Machine Learning With Orange: Counting words - Clustering–Find Related post

assume in our website we already have few posts. we are going to find a most relevant post for the current viewing post “Imaging database”

the Below table shows existing posts in the websites

Si.No	Post Content
1	This is a toy post about machine learning. Actually, it contains not much interesting stuff.
2	Imaging databases can get huge.
3	Most imaging databases safe images permanently.
4	Imaging databases store images.
5	Imaging databases store images. Imaging databases store images. Imaging databases store images.

In the book, posts are opened using following script

Script1 – reading file and printing output

   1: import os

   2: import sys

   3: import scipy as sp

   4: from sklearn.feature_extraction.text import CountVectorizer

   5: data_Dir = "E:\\Machine Learning\\Orange\\Finding Related Post\\toy\\"

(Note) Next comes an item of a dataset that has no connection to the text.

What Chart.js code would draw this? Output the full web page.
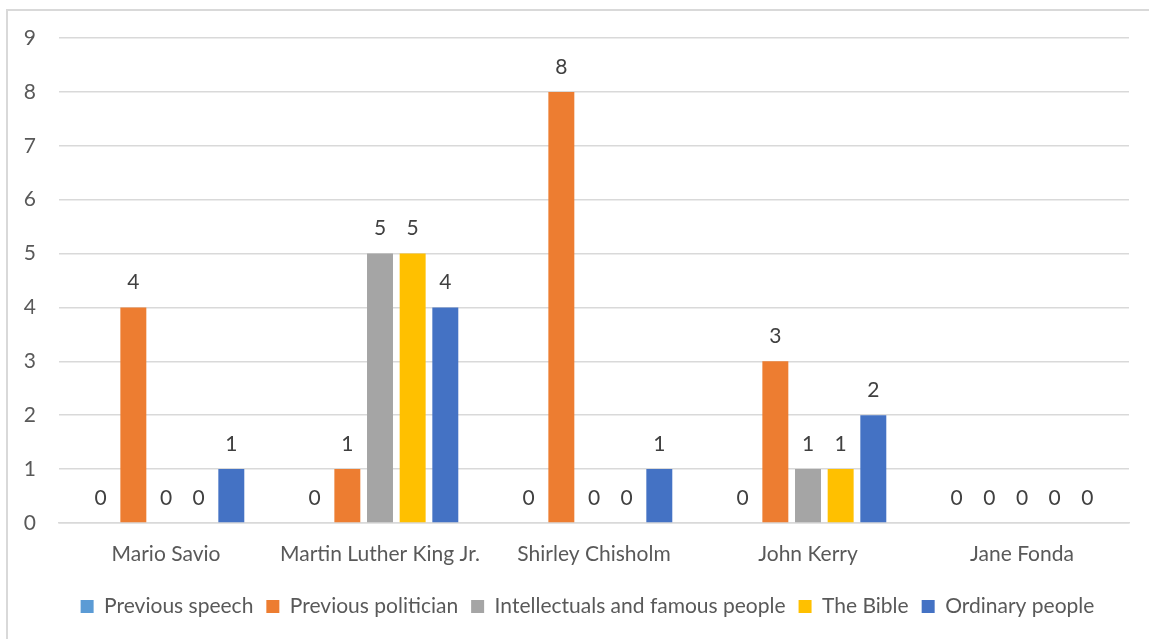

   6: posts = [open(os.path.join(data_Dir,f)).read() for f in os.listdir(data_Dir)]

   7: print posts

Result1:

"Running script:

['This is a toy post about machine learning. Actually, it contains not much interesting stuff.', 'Imaging databases provide storage capabilities.', 'Most imaging databases safe images permanently.', 'Imaging databases store data.', 'Imaging databases store data. Imaging databases store data. Imaging databases store data.']